:: Direction ::
Without the pictures, print the lines running from the beginning of the material to the line containing "const yearLabels = [2014, 2015, 2016, 2017, 2018, 2019];", both ends included.

:: Dataset content ::
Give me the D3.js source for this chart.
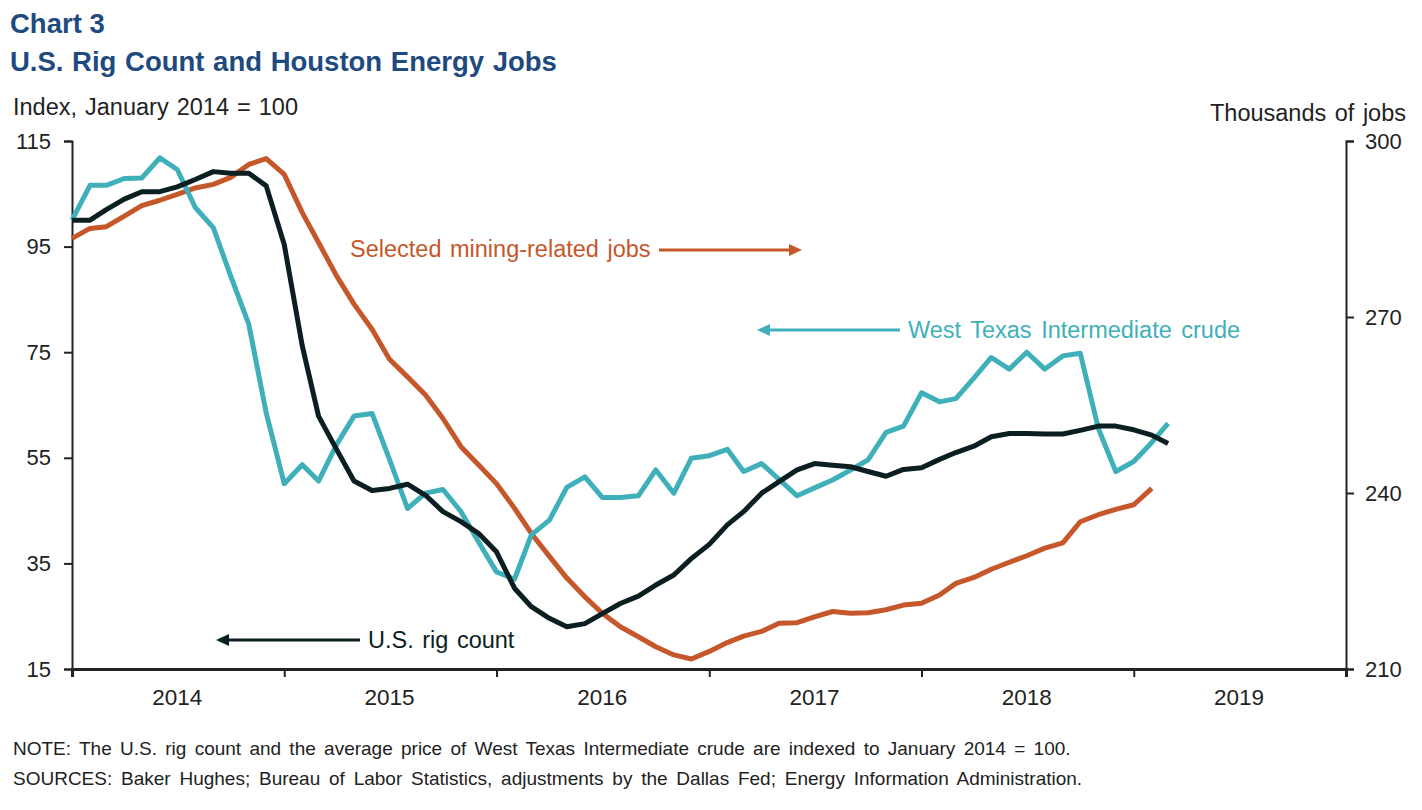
<!DOCTYPE html>
<html>
<head>
<meta charset="utf-8">
<script src="https://cdnjs.cloudflare.com/ajax/libs/d3/7.8.5/d3.min.js"></script>
<style>
  body { margin: 0; background: #fff; }
  svg text { font-family: "Liberation Sans", Arial, sans-serif; }
</style>
</head>
<body>
<div id="chart"></div>
<script>
// monthly values starting January 2014
const startMonth = new Date(2014, 0, 1);
const rigCount = [100, 100, 102, 104, 105.4, 105.4, 106.3, 107.7, 109.2, 108.9,
  108.9, 106.5, 95.4, 76.2, 62.9, 56.6, 50.6, 48.8, 49.2, 50.0,
  47.9, 44.8, 42.9, 40.7, 37.2, 30.3, 26.8, 24.6, 23.0, 23.6,
  25.5, 27.4, 28.8, 30.9, 32.8, 35.9, 38.6, 42.3, 44.8, 48.3,
  50.5, 52.7, 53.9, 53.6, 53.3, 52.4, 51.5, 52.8, 53.1, 54.7,
  56.0, 57.2, 59.0, 59.6, 59.6, 59.5, 59.5, 60.2, 61.0, 61.0,
  60.3, 59.3, 57.7];
const wtiCrude = [100, 106.6, 106.6, 107.9, 108, 111.8, 109.6, 102.4, 98.6, 89.4,
  80.3, 63.5, 50.1, 53.7, 50.6, 57.5, 62.9, 63.4, 54.7, 45.4,
  48.3, 49.0, 44.8, 39.1, 33.4, 32.0, 40.4, 43.2, 49.4, 51.4,
  47.5, 47.5, 47.8, 52.7, 48.3, 54.9, 55.4, 56.6, 52.4, 53.9,
  50.9, 47.8, 49.3, 50.8, 52.7, 54.6, 59.8, 61.0, 67.3, 65.6,
  66.2, 70.1, 74.0, 71.8, 75.0, 71.8, 74.3, 74.8, 60.6, 52.4,
  54.3, 57.9, 61.5];
// thousands of jobs (right axis)
const miningJobs = [283.4, 285.1, 285.4, 287.2, 289.0, 289.9, 290.9, 292.0, 292.6, 293.8,
  296.0, 297.0, 294.3, 287.8, 282.7, 277.0, 272.2, 267.9, 262.8, 259.8,
  256.7, 252.7, 247.9, 244.8, 241.6, 237.4, 233.1, 229.2, 225.5, 222.3,
  219.5, 217.2, 215.5, 213.8, 212.4, 211.7, 213.0, 214.5, 215.6, 216.4,
  217.8, 217.9, 218.9, 219.8, 219.5, 219.6, 220.1, 220.9, 221.2, 222.6,
  224.6, 225.6, 227.0, 228.2, 229.3, 230.6, 231.5, 235.1, 236.3, 237.2,
  238.0, 240.8];
const leftTicks = [15, 35, 55, 75, 95, 115];
const rightTicks = [210, 240, 270, 300];
const yearLabels = [2014, 2015, 2016, 2017, 2018, 2019];

const width = 1422, height = 810;
const plotLeft = 72, plotRight = 1346, plotTop = 141, plotBottom = 669;
const darkCol = "#0b1e21", tealCol = "#3fb0ba", orangeCol = "#c5572b", axisCol = "#222";
const titleCol = "#1f4a80";

const svg = d3.select("#chart").append("svg")
  .attr("width", width)
  .attr("height", height);

const x = d3.scaleTime()
  .domain([new Date(2014, 0, 1), new Date(2020, 0, 1)])
  .range([plotLeft, plotRight]);
const yL = d3.scaleLinear().domain([15, 115]).range([plotBottom, plotTop]);
const yR = d3.scaleLinear().domain([210, 300]).range([plotBottom, plotTop]);

const monthOf = i => d3.timeMonth.offset(startMonth, i);

// titles
svg.append("text").attr("x", 10).attr("y", 33)
  .attr("font-size", 27.5).attr("font-weight", "bold").attr("fill", titleCol)
  .text("Chart 3");
svg.append("text").attr("x", 10).attr("y", 71)
  .attr("font-size", 27.5).attr("font-weight", "bold").attr("fill", titleCol)
  .attr("word-spacing", 1)
  .text("U.S. Rig Count and Houston Energy Jobs");
svg.append("text").attr("x", 13).attr("y", 115)
  .attr("font-size", 23.5).attr("fill", axisCol).attr("word-spacing", 1.5)
  .text("Index, January 2014 = 100");
svg.append("text").attr("x", 1406).attr("y", 121)
  .attr("font-size", 23.5).attr("fill", axisCol).attr("text-anchor", "end")
  .attr("word-spacing", 2)
  .text("Thousands of jobs");

// left axis
const gL = svg.append("g").attr("transform", `translate(${plotLeft},0)`)
  .call(d3.axisLeft(yL).tickValues(leftTicks).tickSize(8).tickPadding(13));
// right axis
const gR = svg.append("g").attr("transform", `translate(${plotRight},0)`)
  .call(d3.axisRight(yR).tickValues(rightTicks).tickSize(8).tickPadding(11));
// bottom axis (year boundaries)
const gX = svg.append("g").attr("transform", `translate(0,${plotBottom})`)
  .call(d3.axisBottom(x).ticks(d3.timeYear.every(1)).tickSize(8).tickFormat(""));

[gL, gR, gX].forEach(g => {
  g.select(".domain").attr("stroke", axisCol).attr("stroke-width", 2);
  g.selectAll(".tick line").attr("stroke", axisCol).attr("stroke-width", 2);
  g.selectAll(".tick text").attr("font-size", 22).attr("fill", axisCol)
    .attr("font-family", "Liberation Sans, Arial, sans-serif");
});
gX.select(".domain").attr("stroke-width", 3);

// year labels centred in each year
svg.append("g").selectAll("text")
  .data(yearLabels)
  .enter().append("text")
  .attr("x", d => x(new Date(d, 6, 1)))
  .attr("y", 705)
  .attr("text-anchor", "middle")
  .attr("font-size", 22.5).attr("fill", axisCol)
  .text(d => d);

// lines
const lineL = d3.line().x((d, i) => x(monthOf(i))).y(d => yL(d));
const lineR = d3.line().x((d, i) => x(monthOf(i))).y(d => yR(d));

svg.append("path").datum(miningJobs).attr("d", lineR)
  .attr("fill", "none").attr("stroke", orangeCol).attr("stroke-width", 5)
  .attr("stroke-linejoin", "round");
svg.append("path").datum(wtiCrude).attr("d", lineL)
  .attr("fill", "none").attr("stroke", tealCol).attr("stroke-width", 5)
  .attr("stroke-linejoin", "round");
svg.append("path").datum(rigCount).attr("d", lineL)
  .attr("fill", "none").attr("stroke", darkCol).attr("stroke-width", 5)
  .attr("stroke-linejoin", "round");

// arrow labels
function arrow(x1, x2, y, col) {
  const dir = x2 > x1 ? 1 : -1;
  svg.append("line").attr("x1", x1).attr("y1", y).attr("x2", x2 - dir * 10).attr("y2", y)
    .attr("stroke", col).attr("stroke-width", 3);
  svg.append("path")
    .attr("d", `M${x2},${y} L${x2 - dir * 13},${y - 6} L${x2 - dir * 13},${y + 6} Z`)
    .attr("fill", col);
}
svg.append("text").attr("x", 350).attr("y", 257)
  .attr("font-size", 23.5).attr("fill", orangeCol).attr("word-spacing", 2)
  .text("Selected mining-related jobs");
arrow(659, 802, 250, orangeCol);

svg.append("text").attr("x", 908).attr("y", 338)
  .attr("font-size", 23.5).attr("fill", tealCol).attr("word-spacing", 3)
  .text("West Texas Intermediate crude");
arrow(900, 757, 330, tealCol);

svg.append("text").attr("x", 368).attr("y", 648)
  .attr("font-size", 23.5).attr("fill", darkCol).attr("word-spacing", 2)
  .text("U.S. rig count");
arrow(360, 216, 640, darkCol);

// notes
svg.append("text").attr("x", 13).attr("y", 755)
  .attr("font-size", 19).attr("fill", axisCol).attr("word-spacing", 3)
  .text("NOTE: The U.S. rig count and the average price of West Texas Intermediate crude are indexed to January 2014 = 100.");
svg.append("text").attr("x", 13).attr("y", 785)
  .attr("font-size", 19).attr("fill", axisCol).attr("word-spacing", 3.5)
  .text("SOURCES: Baker Hughes; Bureau of Labor Statistics, adjustments by the Dallas Fed; Energy Information Administration.");
</script>
</body>
</html>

:: The solution ::
Give me the D3.js source for this chart.
<!DOCTYPE html>
<html>
<head>
<meta charset="utf-8">
<script src="https://cdnjs.cloudflare.com/ajax/libs/d3/7.8.5/d3.min.js"></script>
<style>
  body { margin: 0; background: #fff; }
  svg text { font-family: "Liberation Sans", Arial, sans-serif; }
</style>
</head>
<body>
<div id="chart"></div>
<script>
// monthly values starting January 2014
const startMonth = new Date(2014, 0, 1);
const rigCount = [100, 100, 102, 104, 105.4, 105.4, 106.3, 107.7, 109.2, 108.9,
  108.9, 106.5, 95.4, 76.2, 62.9, 56.6, 50.6, 48.8, 49.2, 50.0,
  47.9, 44.8, 42.9, 40.7, 37.2, 30.3, 26.8, 24.6, 23.0, 23.6,
  25.5, 27.4, 28.8, 30.9, 32.8, 35.9, 38.6, 42.3, 44.8, 48.3,
  50.5, 52.7, 53.9, 53.6, 53.3, 52.4, 51.5, 52.8, 53.1, 54.7,
  56.0, 57.2, 59.0, 59.6, 59.6, 59.5, 59.5, 60.2, 61.0, 61.0,
  60.3, 59.3, 57.7];
const wtiCrude = [100, 106.6, 106.6, 107.9, 108, 111.8, 109.6, 102.4, 98.6, 89.4,
  80.3, 63.5, 50.1, 53.7, 50.6, 57.5, 62.9, 63.4, 54.7, 45.4,
  48.3, 49.0, 44.8, 39.1, 33.4, 32.0, 40.4, 43.2, 49.4, 51.4,
  47.5, 47.5, 47.8, 52.7, 48.3, 54.9, 55.4, 56.6, 52.4, 53.9,
  50.9, 47.8, 49.3, 50.8, 52.7, 54.6, 59.8, 61.0, 67.3, 65.6,
  66.2, 70.1, 74.0, 71.8, 75.0, 71.8, 74.3, 74.8, 60.6, 52.4,
  54.3, 57.9, 61.5];
// thousands of jobs (right axis)
const miningJobs = [283.4, 285.1, 285.4, 287.2, 289.0, 289.9, 290.9, 292.0, 292.6, 293.8,
  296.0, 297.0, 294.3, 287.8, 282.7, 277.0, 272.2, 267.9, 262.8, 259.8,
  256.7, 252.7, 247.9, 244.8, 241.6, 237.4, 233.1, 229.2, 225.5, 222.3,
  219.5, 217.2, 215.5, 213.8, 212.4, 211.7, 213.0, 214.5, 215.6, 216.4,
  217.8, 217.9, 218.9, 219.8, 219.5, 219.6, 220.1, 220.9, 221.2, 222.6,
  224.6, 225.6, 227.0, 228.2, 229.3, 230.6, 231.5, 235.1, 236.3, 237.2,
  238.0, 240.8];
const leftTicks = [15, 35, 55, 75, 95, 115];
const rightTicks = [210, 240, 270, 300];
const yearLabels = [2014, 2015, 2016, 2017, 2018, 2019];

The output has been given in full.